DATASET SECTION:
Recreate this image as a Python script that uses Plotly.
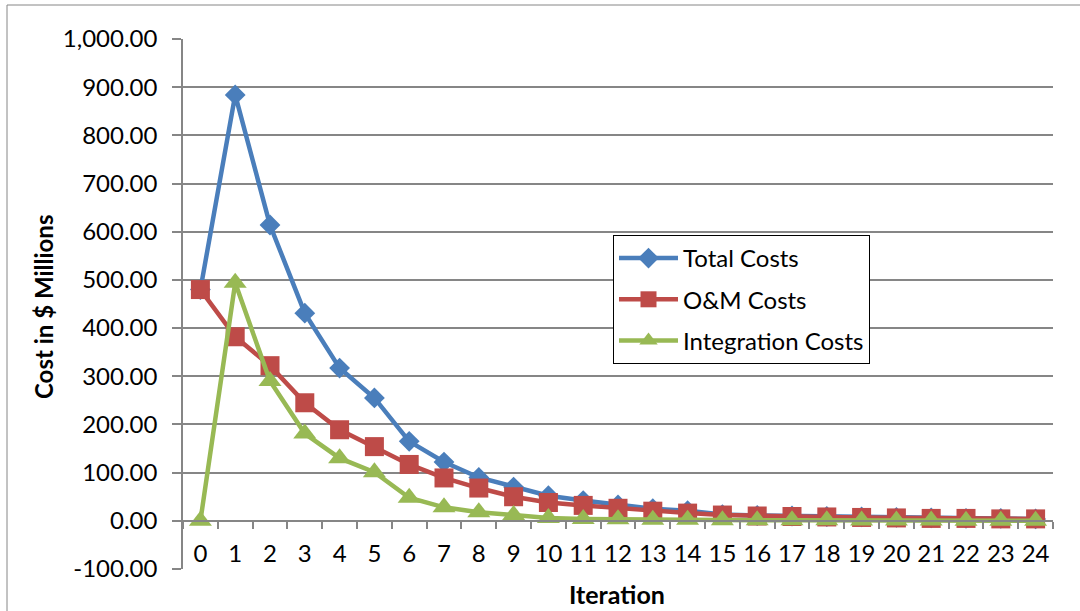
import plotly.graph_objects as go

iterations = [str(i) for i in range(25)]
total_costs = [480, 884, 614, 431, 317, 255, 165, 122, 90, 70, 52, 42, 33, 25, 21,
               13, 11, 10, 9, 8, 7, 6, 5, 5, 4]
om_costs = [480, 382, 322, 245, 189, 154, 117, 89, 68, 50, 38, 32, 26, 20, 16,
            12, 10, 9, 8, 7, 6, 5, 5, 4, 4]
integration_costs = [0, 494, 290, 181, 130, 101, 48, 28, 18, 12, 6, 4, 3, 2, 2,
                     1, 1, 1, 1, 0.5, 0.5, 0.5, 0.3, 0.3, 0.2]
y_ticks = [-100, 0, 100, 200, 300, 400, 500, 600, 700, 800, 900, 1000]
y_tick_labels = [f"{v:,.2f}" for v in y_ticks]

FONT = "Lato"
GRID = "#868686"
FS = 24

fig = go.Figure()
fig.add_trace(go.Scatter(x=iterations, y=total_costs, name="Total Costs", mode="lines+markers",
                         line=dict(color="#4A7EBB", width=4.5), legendgroup="a",
                         marker=dict(symbol="diamond", size=16, color="#4A7EBB")))
fig.add_trace(go.Scatter(x=iterations, y=om_costs, name="O&M Costs", mode="lines+markers",
                         line=dict(color="#BE4B48", width=4.5), legendgroup="b",
                         marker=dict(symbol="square", size=19, color="#BE4B48")))
fig.add_trace(go.Scatter(x=iterations, y=integration_costs, name="Integration Costs", mode="lines+markers",
                         line=dict(color="#98B954", width=4.5), legendgroup="c",
                         marker=dict(symbol="triangle-up", size=20, color="#98B954")))

fig.update_layout(
    width=1080, height=611,
    margin=dict(l=183, r=27, t=39, b=42),
    paper_bgcolor="white", plot_bgcolor="white",
    font=dict(family=FONT, size=FS, color="black"),
    showlegend=True,
    legend=dict(x=(613 - 183) / 870, y=(569 - 235) / 530, xanchor="left", yanchor="top",
                bgcolor="white", bordercolor="black", borderwidth=1,
                font=dict(family=FONT, size=FS, color="black"),
                tracegroupgap=7, traceorder="grouped", itemwidth=59),
    xaxis=dict(type="category", range=[-0.5, 24.5], anchor="free",
               position=100 / 1100, showline=True, linecolor=GRID, linewidth=1.5,
               ticks="outside", tickson="boundaries", ticklen=7, tickcolor=GRID,
               tickwidth=1.5, showgrid=False, ticklabelstandoff=12, tickangle=0,
               tickfont=dict(family=FONT, size=FS, color="black")),
    yaxis=dict(range=[-100, 1000], tickvals=y_ticks, ticktext=y_tick_labels,
               showline=True, linecolor=GRID, linewidth=1.5,
               ticks="outside", ticklen=9, tickcolor=GRID, tickwidth=1.5,
               ticklabelstandoff=10,
               showgrid=True, gridcolor=GRID, gridwidth=1.5, zeroline=False,
               tickfont=dict(family=FONT, size=FS, color="black")),
    annotations=[
        dict(text="<b>Iteration</b>", xref="paper", yref="paper",
             x=(617 - 183) / 870, y=(569 - 594) / 530, showarrow=False,
             font=dict(family=FONT, size=25, color="black"), xanchor="center", yanchor="middle"),
        dict(text="<b>Cost in $ Millions</b>", xref="paper", yref="paper",
             x=(43 - 183) / 870, y=(569 - 307) / 530, showarrow=False, textangle=-90,
             font=dict(family=FONT, size=24, color="black"), xanchor="center", yanchor="middle"),
    ],
    shapes=[dict(type="rect", xref="paper", yref="paper",
                 x0=(7 - 183) / 870, x1=(1090 - 183) / 870,
                 y0=(569 - 625) / 530, y1=(569 - 5) / 530,
                 line=dict(color=GRID, width=1), fillcolor="rgba(0,0,0,0)", layer="below")],
)

fig.write_html("out.html", config={"displayModeBar": False},
               post_script="document.body.style.margin='0px';")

THE EXERCISE: Your task is to repeat the data above exactly while excluding the pictures.

WRITTEN SOLUTION:
Recreate this image as a Python script that uses Plotly.
import plotly.graph_objects as go

iterations = [str(i) for i in range(25)]
total_costs = [480, 884, 614, 431, 317, 255, 165, 122, 90, 70, 52, 42, 33, 25, 21,
               13, 11, 10, 9, 8, 7, 6, 5, 5, 4]
om_costs = [480, 382, 322, 245, 189, 154, 117, 89, 68, 50, 38, 32, 26, 20, 16,
            12, 10, 9, 8, 7, 6, 5, 5, 4, 4]
integration_costs = [0, 494, 290, 181, 130, 101, 48, 28, 18, 12, 6, 4, 3, 2, 2,
                     1, 1, 1, 1, 0.5, 0.5, 0.5, 0.3, 0.3, 0.2]
y_ticks = [-100, 0, 100, 200, 300, 400, 500, 600, 700, 800, 900, 1000]
y_tick_labels = [f"{v:,.2f}" for v in y_ticks]

FONT = "Lato"
GRID = "#868686"
FS = 24

fig = go.Figure()
fig.add_trace(go.Scatter(x=iterations, y=total_costs, name="Total Costs", mode="lines+markers",
                         line=dict(color="#4A7EBB", width=4.5), legendgroup="a",
                         marker=dict(symbol="diamond", size=16, color="#4A7EBB")))
fig.add_trace(go.Scatter(x=iterations, y=om_costs, name="O&M Costs", mode="lines+markers",
                         line=dict(color="#BE4B48", width=4.5), legendgroup="b",
                         marker=dict(symbol="square", size=19, color="#BE4B48")))
fig.add_trace(go.Scatter(x=iterations, y=integration_costs, name="Integration Costs", mode="lines+markers",
                         line=dict(color="#98B954", width=4.5), legendgroup="c",
                         marker=dict(symbol="triangle-up", size=20, color="#98B954")))

fig.update_layout(
    width=1080, height=611,
    margin=dict(l=183, r=27, t=39, b=42),
    paper_bgcolor="white", plot_bgcolor="white",
    font=dict(family=FONT, size=FS, color="black"),
    showlegend=True,
    legend=dict(x=(613 - 183) / 870, y=(569 - 235) / 530, xanchor="left", yanchor="top",
                bgcolor="white", bordercolor="black", borderwidth=1,
                font=dict(family=FONT, size=FS, color="black"),
                tracegroupgap=7, traceorder="grouped", itemwidth=59),
    xaxis=dict(type="category", range=[-0.5, 24.5], anchor="free",
               position=100 / 1100, showline=True, linecolor=GRID, linewidth=1.5,
               ticks="outside", tickson="boundaries", ticklen=7, tickcolor=GRID,
               tickwidth=1.5, showgrid=False, ticklabelstandoff=12, tickangle=0,
               tickfont=dict(family=FONT, size=FS, color="black")),
    yaxis=dict(range=[-100, 1000], tickvals=y_ticks, ticktext=y_tick_labels,
               showline=True, linecolor=GRID, linewidth=1.5,
               ticks="outside", ticklen=9, tickcolor=GRID, tickwidth=1.5,
               ticklabelstandoff=10,
               showgrid=True, gridcolor=GRID, gridwidth=1.5, zeroline=False,
               tickfont=dict(family=FONT, size=FS, color="black")),
    annotations=[
        dict(text="<b>Iteration</b>", xref="paper", yref="paper",
             x=(617 - 183) / 870, y=(569 - 594) / 530, showarrow=False,
             font=dict(family=FONT, size=25, color="black"), xanchor="center", yanchor="middle"),
        dict(text="<b>Cost in $ Millions</b>", xref="paper", yref="paper",
             x=(43 - 183) / 870, y=(569 - 307) / 530, showarrow=False, textangle=-90,
             font=dict(family=FONT, size=24, color="black"), xanchor="center", yanchor="middle"),
    ],
    shapes=[dict(type="rect", xref="paper", yref="paper",
                 x0=(7 - 183) / 870, x1=(1090 - 183) / 870,
                 y0=(569 - 625) / 530, y1=(569 - 5) / 530,
                 line=dict(color=GRID, width=1), fillcolor="rgba(0,0,0,0)", layer="below")],
)

fig.write_html("out.html", config={"displayModeBar": False},
               post_script="document.body.style.margin='0px';")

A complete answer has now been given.